On parle de Gardiner, mais il faudra aussi penser à Jonathan Drouin. Il y a forcément plus d’attention sur les « produits locaux », particulièrement dans le cas de joueurs qui ont le potentiel de devenir des têtes d’affiche. Le Québécois vient de connaître une fin de saison difficile et souhaite repartir sur de nouvelles bases. Mais il est aussi l’attaquant le mieux payé de l’équipe, acquis dans une transaction contre Mikhail Sergachev, qui pourrait éclore cette saison. La situation est délicate.
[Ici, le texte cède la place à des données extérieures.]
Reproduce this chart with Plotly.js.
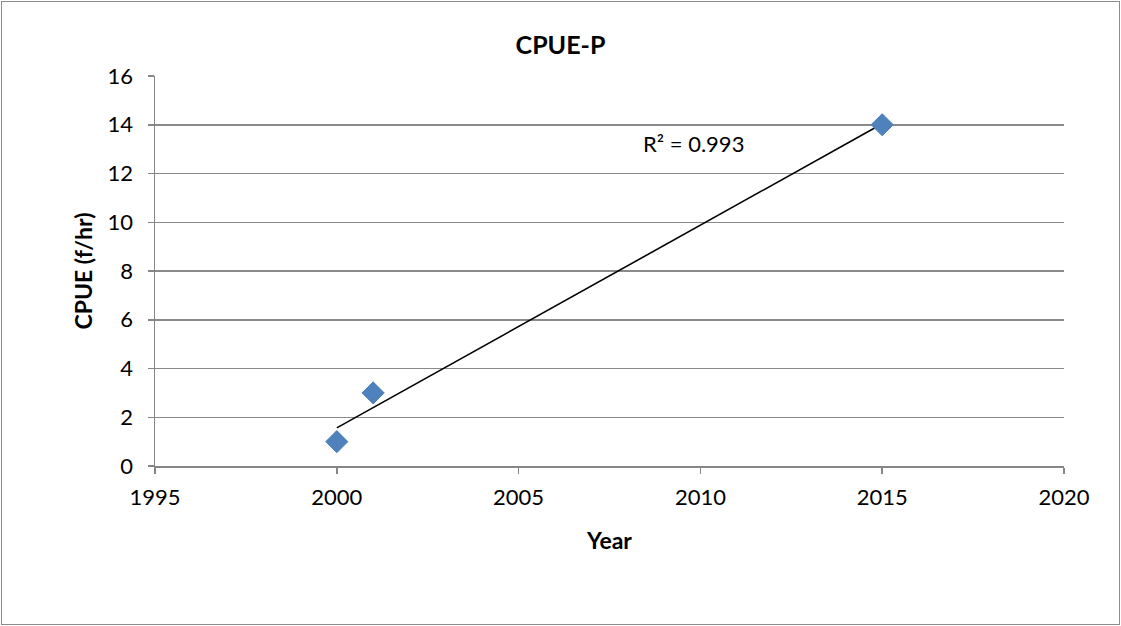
<!DOCTYPE html>
<html>
<head>
<meta charset="utf-8">
<script src="https://cdn.plot.ly/plotly-3.0.1.min.js"></script>
<style>
  html, body { margin: 0; padding: 0; background: #fff; }
  #wrap { position: relative; width: 1121px; height: 626px; }
  #chart { width: 1121px; height: 626px; }
  #frame { position: absolute; left: 1px; top: 1px; width: 1117px; height: 622px;
           border: 1px solid #8c8c8c; pointer-events: none; }
</style>
</head>
<body>
<div id="wrap">
  <div id="chart"></div>
  <div id="frame"></div>
</div>
<script>
const years = [2000, 2001, 2015];
const cpue = [1, 3, 14];
const xTicks = [1995, 2000, 2005, 2010, 2015, 2020];
const yTicks = [0, 2, 4, 6, 8, 10, 12, 14, 16];

// Linear least-squares trendline computed from the data
const n = years.length;
const mx = years.reduce((a, b) => a + b, 0) / n;
const my = cpue.reduce((a, b) => a + b, 0) / n;
let sxy = 0, sxx = 0, syy = 0;
for (let i = 0; i < n; i++) {
  sxy += (years[i] - mx) * (cpue[i] - my);
  sxx += (years[i] - mx) ** 2;
  syy += (cpue[i] - my) ** 2;
}
const slope = sxy / sxx;
const intercept = my - slope * mx;
const r2 = (sxy * sxy) / (sxx * syy);
const xmin = Math.min(...years), xmax = Math.max(...years);
const trendX = [xmin, xmax];
const trendY = trendX.map(x => intercept + slope * x);

const font = "Lato, 'Open Sans', 'Liberation Sans', sans-serif";

const data = [
  {
    x: trendX, y: trendY, type: 'scatter', mode: 'lines',
    line: { color: '#000000', width: 1.6 }, hoverinfo: 'skip', showlegend: false
  },
  {
    x: years, y: cpue, type: 'scatter', mode: 'markers',
    marker: { symbol: 'diamond', size: 17, color: '#4F81BD', line: { color: '#4A7EBB', width: 1 } },
    showlegend: false
  }
];

const layout = {
  width: 1121, height: 626,
  margin: { l: 155, r: 57, t: 76, b: 160 },
  paper_bgcolor: '#ffffff', plot_bgcolor: '#ffffff',
  font: { family: font, size: 22, color: '#000000' },
  title: { text: '<b>CPUE-P</b>', font: { family: font, size: 25, color: '#000' },
           x: 0.5, xanchor: 'center', y: 0.928, yanchor: 'middle' },
  xaxis: {
    range: [1995, 2020], tickvals: xTicks, ticktext: xTicks.map(String),
    showgrid: false, zeroline: false,
    showline: true, linecolor: '#868686', linewidth: 1.5,
    ticks: 'outside', ticklen: 6, tickcolor: '#868686', tickwidth: 1.5,
    ticklabelstandoff: 5,
    tickfont: { family: font, size: 22, color: '#000' },
    title: { text: '<b>Year</b>', font: { family: font, size: 23, color: '#000' }, standoff: 24 }
  },
  yaxis: {
    range: [0, 16], tickvals: yTicks, ticktext: yTicks.map(String),
    showgrid: true, gridcolor: '#8a8a8a', gridwidth: 1.5, zeroline: false,
    showline: true, linecolor: '#868686', linewidth: 1.5,
    ticks: 'outside', ticklen: 6, tickcolor: '#868686', tickwidth: 1.5,
    ticklabelstandoff: 10,
    tickfont: { family: font, size: 22, color: '#000' },
    title: { text: '<b>CPUE (f/hr)</b>', font: { family: font, size: 23, color: '#000' }, standoff: 8 }
  },
  annotations: [
    {
      x: 2009.8, y: 13.25, xref: 'x', yref: 'y',
      text: 'R² = ' + r2.toFixed(3), showarrow: false,
      font: { family: font, size: 22, color: '#000' }, xanchor: 'center', yanchor: 'middle'
    }
  ]
};

Plotly.newPlot('chart', data, layout, { displayModeBar: false, staticPlot: true });
</script>
</body>
</html>
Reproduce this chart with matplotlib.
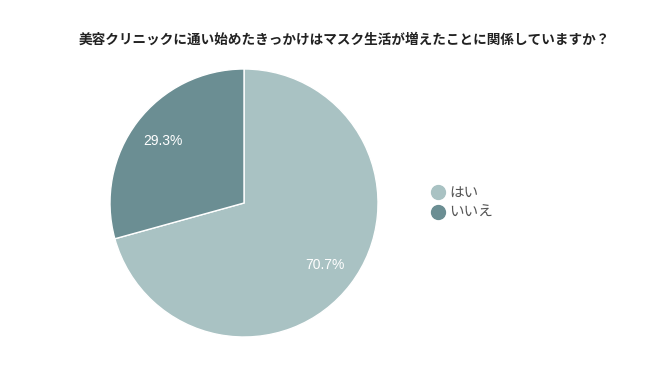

Brisebois parle de pression avec le recul d’un homme de 48 ans qui voit assurément la vie différemment qu’à 25 ans. Un luxe que Drouin n’a pas encore.

EN BREF

PHOTO KEVIN BISSETT, LA PRESSE CANADIENNE

La ville de Renous, au Nouveau-Brunswick, a remporté le concours annuel Kraft Hockeyville.

La fête à Renous
Le match de ce soir se tiendra à Bathurst, en marge du concours Kraft Hockeyville, qui a permis à la ville de Renous de gagner 250 000 $ pour rénover son aréna. C’est cette victoire que soulignait la petite communauté néo-brunswickoise, hier, en invitant les habitants de la région à l’aréna. Les amateurs de hockey se promenaient donc dans un lieu hétéroclite où on croisait d’anciens joueurs, les mascottes du Canadien et des Panthers, la coupe Stanley, de même que de valeureux employés déguisés en bonhomme Kool-Aid et en bouteilles de condiments.

Une aide nécessaire
Cela dit, Renous avait cruellement besoin d’un coup de pouce financier. Le village de quelque 700 habitants peinait à entretenir son aréna, inauguré en 1984. « Un gros aréna comme ça, ça coûte cher. On mettait des sparadraps, mais l’an dernier, on se disait que ça nous prenait un plan pour que ça dure plus longtemps. On a pensé à Kraft Hockeyville, explique Zachary Hallihan, président du centre de loisirs de Renous. Seulement en électricité, c’est 6000 $ par mois. À la fin de la saison, s’il nous reste 15 $ dans le compte de banque, on est heureux. Avec ce concours, on a reçu 250 000 $ pour l’aréna. On a pu donner 10 000 $ à la banque alimentaire et 10 000 $ pour de l’équipement pour nos équipes. » L’aréna Tom-Donovan avait plutôt fière allure hier, avec ses bandes neuves tapissées de commanditaires.

Sans Gallagher
L’été dernier, le Canadien avait publié une vidéo mettant en vedette le petit Erik Burke, un partisan inconditionnel de l’équipe, qui habite à Miramichi. Youppi ! lui avait remis un t-shirt de Carey Price, tandis que Brendan Gallagher, son joueur préféré, avait tourné une vidéo pour le saluer. La famille Burke a reçu hier des laissez-passer pour assister à l’entraînement du CH de ce matin, de même que pour le tapis rouge qui précédera la rencontre, en plus de billets pour le match, évidemment. Par contre, ni Price ni Gallagher n’y seront. L’absence de Gallagher est particulièrement surprenante, puisque ses deux compagnons de trio depuis le début du camp (et l’an dernier), Tomas Tatar et Phillip Danault, seront en uniforme. « Il sera peut-être déçu, mais c’est l’expérience de match qui compte pour lui », a assuré la mère du garçon.